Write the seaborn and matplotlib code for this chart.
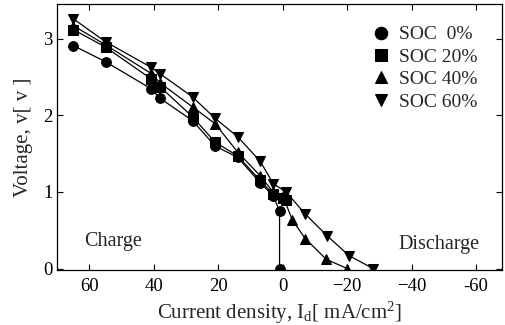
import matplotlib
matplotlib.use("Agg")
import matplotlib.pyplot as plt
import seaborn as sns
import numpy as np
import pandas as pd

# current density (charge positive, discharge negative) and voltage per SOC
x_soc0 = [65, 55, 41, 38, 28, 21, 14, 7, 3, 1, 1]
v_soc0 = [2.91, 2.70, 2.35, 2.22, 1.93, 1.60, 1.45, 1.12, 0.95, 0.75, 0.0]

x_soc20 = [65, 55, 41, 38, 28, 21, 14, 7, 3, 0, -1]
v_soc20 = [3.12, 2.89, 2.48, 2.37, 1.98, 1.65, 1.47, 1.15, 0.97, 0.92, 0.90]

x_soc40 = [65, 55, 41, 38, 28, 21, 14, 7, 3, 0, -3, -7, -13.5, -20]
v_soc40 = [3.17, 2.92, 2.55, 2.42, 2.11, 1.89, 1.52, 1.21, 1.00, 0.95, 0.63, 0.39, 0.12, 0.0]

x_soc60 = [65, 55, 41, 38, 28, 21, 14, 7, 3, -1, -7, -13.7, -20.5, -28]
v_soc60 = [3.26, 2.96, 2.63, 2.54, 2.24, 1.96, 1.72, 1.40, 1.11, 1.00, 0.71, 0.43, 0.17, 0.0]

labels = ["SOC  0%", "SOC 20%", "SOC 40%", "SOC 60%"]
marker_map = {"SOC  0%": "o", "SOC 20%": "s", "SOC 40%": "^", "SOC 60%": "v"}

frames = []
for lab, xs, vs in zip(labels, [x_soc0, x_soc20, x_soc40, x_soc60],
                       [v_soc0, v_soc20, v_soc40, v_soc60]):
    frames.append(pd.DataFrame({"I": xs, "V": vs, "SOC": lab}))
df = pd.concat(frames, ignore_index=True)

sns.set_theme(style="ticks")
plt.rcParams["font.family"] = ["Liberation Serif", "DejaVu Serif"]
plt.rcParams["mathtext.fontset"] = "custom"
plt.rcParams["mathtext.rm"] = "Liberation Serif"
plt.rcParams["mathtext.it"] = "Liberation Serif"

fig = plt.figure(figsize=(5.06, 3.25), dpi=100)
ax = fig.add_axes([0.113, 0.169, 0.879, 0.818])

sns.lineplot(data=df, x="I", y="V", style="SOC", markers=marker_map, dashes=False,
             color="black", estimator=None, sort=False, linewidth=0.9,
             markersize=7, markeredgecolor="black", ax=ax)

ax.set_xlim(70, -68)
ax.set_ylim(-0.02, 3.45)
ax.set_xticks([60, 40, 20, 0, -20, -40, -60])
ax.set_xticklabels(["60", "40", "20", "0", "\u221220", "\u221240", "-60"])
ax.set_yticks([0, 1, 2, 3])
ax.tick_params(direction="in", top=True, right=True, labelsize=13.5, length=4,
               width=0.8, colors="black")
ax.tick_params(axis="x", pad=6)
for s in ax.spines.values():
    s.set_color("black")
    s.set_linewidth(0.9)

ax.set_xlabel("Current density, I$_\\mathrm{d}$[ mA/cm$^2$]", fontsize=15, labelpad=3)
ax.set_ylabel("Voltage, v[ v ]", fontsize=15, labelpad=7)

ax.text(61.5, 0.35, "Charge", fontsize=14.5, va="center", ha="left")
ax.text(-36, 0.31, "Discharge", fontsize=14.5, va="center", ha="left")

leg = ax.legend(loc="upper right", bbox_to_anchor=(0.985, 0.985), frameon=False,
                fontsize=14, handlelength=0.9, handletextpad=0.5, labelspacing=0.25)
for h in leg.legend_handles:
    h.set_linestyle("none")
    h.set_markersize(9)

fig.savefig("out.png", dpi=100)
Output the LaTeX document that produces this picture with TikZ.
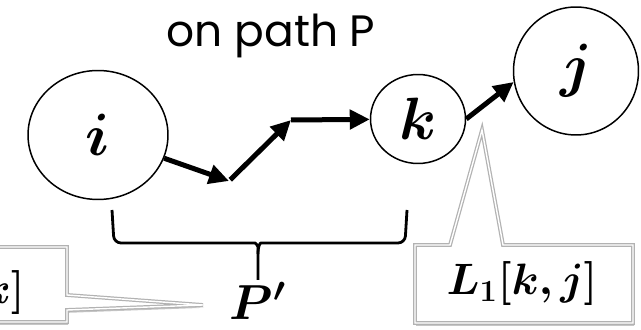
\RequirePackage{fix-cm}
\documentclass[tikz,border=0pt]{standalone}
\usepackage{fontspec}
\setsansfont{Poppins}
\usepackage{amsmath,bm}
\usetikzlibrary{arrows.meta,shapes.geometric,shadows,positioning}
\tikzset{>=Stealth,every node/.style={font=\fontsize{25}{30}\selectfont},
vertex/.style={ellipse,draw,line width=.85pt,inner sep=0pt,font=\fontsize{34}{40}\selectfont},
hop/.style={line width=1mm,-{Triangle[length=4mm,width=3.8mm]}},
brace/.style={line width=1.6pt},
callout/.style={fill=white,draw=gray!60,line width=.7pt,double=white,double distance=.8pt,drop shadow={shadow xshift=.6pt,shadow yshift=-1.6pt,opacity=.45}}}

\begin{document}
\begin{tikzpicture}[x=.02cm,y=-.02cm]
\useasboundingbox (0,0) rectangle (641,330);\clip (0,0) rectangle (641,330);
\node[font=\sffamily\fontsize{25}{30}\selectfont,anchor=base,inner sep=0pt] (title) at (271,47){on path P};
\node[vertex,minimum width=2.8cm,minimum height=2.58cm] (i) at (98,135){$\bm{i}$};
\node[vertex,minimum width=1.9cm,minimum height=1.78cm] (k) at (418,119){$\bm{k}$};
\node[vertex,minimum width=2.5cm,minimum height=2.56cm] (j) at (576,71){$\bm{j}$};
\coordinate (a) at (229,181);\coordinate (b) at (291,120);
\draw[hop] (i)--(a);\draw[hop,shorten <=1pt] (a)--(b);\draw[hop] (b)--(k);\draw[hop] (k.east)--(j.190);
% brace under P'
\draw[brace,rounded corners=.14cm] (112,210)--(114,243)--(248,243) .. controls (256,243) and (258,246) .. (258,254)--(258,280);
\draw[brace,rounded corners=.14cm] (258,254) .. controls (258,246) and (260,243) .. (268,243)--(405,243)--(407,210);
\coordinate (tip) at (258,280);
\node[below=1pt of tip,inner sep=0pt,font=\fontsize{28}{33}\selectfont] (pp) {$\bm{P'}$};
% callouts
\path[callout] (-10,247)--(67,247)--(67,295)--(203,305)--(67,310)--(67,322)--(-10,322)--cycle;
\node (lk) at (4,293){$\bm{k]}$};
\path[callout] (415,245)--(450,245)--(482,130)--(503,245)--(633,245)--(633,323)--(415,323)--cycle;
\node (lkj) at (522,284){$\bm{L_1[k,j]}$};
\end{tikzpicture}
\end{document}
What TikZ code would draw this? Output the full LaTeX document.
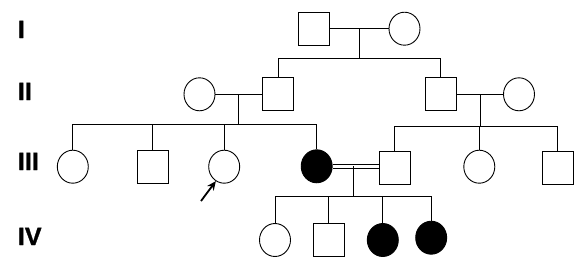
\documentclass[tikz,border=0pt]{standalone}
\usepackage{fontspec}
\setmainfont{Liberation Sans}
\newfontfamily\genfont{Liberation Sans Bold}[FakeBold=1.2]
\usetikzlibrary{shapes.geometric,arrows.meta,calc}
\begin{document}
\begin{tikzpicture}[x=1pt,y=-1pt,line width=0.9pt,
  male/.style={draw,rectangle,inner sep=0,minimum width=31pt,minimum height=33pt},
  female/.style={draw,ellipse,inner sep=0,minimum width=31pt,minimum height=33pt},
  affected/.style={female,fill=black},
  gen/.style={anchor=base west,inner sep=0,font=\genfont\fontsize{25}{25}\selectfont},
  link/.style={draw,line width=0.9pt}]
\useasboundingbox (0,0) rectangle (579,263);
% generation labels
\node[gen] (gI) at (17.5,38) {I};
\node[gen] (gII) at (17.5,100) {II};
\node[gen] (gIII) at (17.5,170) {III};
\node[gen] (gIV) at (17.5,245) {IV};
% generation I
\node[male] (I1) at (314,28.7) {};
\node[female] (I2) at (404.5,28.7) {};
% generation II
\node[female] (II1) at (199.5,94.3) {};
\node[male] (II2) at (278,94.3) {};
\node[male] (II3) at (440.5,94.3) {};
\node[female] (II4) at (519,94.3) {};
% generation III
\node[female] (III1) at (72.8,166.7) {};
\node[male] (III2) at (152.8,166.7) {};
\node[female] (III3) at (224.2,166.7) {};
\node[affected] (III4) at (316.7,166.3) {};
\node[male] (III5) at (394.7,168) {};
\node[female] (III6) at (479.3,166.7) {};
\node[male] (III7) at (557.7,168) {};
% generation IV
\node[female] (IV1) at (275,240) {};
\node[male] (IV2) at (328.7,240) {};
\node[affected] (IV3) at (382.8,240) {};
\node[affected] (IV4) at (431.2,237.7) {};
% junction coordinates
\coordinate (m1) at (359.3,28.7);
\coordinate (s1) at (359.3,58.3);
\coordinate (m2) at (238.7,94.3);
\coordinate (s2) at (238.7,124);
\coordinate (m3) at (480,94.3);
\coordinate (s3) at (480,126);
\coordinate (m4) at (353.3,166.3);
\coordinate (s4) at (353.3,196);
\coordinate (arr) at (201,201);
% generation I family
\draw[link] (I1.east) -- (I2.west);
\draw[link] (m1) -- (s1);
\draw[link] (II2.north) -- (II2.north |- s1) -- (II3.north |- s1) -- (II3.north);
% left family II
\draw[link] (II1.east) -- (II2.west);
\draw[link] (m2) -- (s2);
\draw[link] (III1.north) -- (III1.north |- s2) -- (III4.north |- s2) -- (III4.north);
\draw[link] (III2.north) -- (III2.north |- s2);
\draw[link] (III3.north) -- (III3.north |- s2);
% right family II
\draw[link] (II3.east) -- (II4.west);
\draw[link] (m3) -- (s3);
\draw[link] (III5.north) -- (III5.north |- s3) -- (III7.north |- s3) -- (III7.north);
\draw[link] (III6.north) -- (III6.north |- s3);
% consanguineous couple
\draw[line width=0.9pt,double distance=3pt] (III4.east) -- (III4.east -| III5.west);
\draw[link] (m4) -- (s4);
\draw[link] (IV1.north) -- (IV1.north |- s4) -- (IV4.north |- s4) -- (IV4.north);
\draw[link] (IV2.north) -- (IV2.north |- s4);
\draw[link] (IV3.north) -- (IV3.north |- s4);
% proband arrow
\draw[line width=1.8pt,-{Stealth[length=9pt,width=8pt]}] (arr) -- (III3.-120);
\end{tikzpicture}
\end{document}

※

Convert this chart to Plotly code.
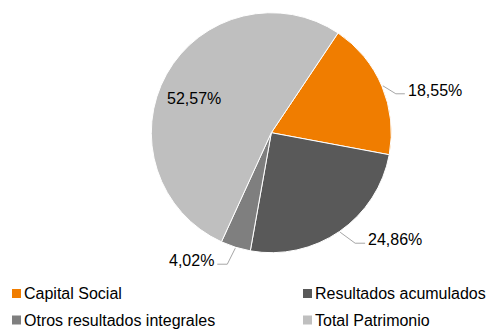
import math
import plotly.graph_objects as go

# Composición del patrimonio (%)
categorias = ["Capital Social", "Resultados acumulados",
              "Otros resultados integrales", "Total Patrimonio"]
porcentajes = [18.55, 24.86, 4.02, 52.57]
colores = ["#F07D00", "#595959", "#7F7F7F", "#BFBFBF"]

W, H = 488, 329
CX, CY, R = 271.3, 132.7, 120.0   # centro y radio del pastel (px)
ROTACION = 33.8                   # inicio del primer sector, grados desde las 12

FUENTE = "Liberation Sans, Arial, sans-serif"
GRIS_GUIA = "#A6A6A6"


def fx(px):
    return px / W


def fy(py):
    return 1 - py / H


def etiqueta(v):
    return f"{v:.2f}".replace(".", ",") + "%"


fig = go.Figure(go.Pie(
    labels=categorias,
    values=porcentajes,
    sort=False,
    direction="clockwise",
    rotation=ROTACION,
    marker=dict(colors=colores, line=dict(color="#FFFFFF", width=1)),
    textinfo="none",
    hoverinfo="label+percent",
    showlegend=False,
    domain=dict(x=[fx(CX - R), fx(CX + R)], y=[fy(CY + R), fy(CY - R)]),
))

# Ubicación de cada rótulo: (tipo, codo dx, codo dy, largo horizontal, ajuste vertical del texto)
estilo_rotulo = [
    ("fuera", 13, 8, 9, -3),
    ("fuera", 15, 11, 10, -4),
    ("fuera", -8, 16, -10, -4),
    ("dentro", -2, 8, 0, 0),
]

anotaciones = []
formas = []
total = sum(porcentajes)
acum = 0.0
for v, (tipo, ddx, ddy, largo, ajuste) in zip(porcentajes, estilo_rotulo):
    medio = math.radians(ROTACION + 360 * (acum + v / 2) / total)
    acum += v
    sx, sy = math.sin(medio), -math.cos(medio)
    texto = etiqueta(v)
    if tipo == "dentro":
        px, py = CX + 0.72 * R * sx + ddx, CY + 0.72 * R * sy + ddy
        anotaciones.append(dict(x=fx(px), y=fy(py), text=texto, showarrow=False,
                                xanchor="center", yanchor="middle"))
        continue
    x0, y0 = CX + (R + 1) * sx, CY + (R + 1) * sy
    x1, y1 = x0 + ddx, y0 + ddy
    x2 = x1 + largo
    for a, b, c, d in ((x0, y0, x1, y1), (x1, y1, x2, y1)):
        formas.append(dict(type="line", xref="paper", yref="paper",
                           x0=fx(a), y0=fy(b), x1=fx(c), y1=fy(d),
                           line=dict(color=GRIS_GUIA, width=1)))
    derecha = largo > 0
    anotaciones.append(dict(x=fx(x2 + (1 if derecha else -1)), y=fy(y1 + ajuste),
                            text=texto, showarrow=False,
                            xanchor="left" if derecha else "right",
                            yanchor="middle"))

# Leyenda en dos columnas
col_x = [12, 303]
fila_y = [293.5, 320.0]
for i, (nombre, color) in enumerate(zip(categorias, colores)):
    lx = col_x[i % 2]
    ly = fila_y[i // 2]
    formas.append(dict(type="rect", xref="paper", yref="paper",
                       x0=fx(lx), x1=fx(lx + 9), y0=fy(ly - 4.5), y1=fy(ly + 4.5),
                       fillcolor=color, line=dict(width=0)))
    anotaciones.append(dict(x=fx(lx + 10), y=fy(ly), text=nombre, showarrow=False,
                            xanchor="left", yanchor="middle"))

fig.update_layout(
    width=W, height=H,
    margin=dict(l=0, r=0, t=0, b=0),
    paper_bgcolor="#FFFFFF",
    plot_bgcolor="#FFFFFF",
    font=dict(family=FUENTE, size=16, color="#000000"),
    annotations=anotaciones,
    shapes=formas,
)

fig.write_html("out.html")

※

◆ **EXERCISE REQUIREMENTS**:
Starting at the line that contains "Convert this chart to Plotly code." and ending at the line that contains "ROTACION = 33.8", give the lines again exactly. Do not include the pictures.

◆ **FULL OUTPUT**:
Convert this chart to Plotly code.
import math
import plotly.graph_objects as go

# Composición del patrimonio (%)
categorias = ["Capital Social", "Resultados acumulados",
              "Otros resultados integrales", "Total Patrimonio"]
porcentajes = [18.55, 24.86, 4.02, 52.57]
colores = ["#F07D00", "#595959", "#7F7F7F", "#BFBFBF"]

W, H = 488, 329
CX, CY, R = 271.3, 132.7, 120.0   # centro y radio del pastel (px)
ROTACION = 33.8                   # inicio del primer sector, grados desde las 12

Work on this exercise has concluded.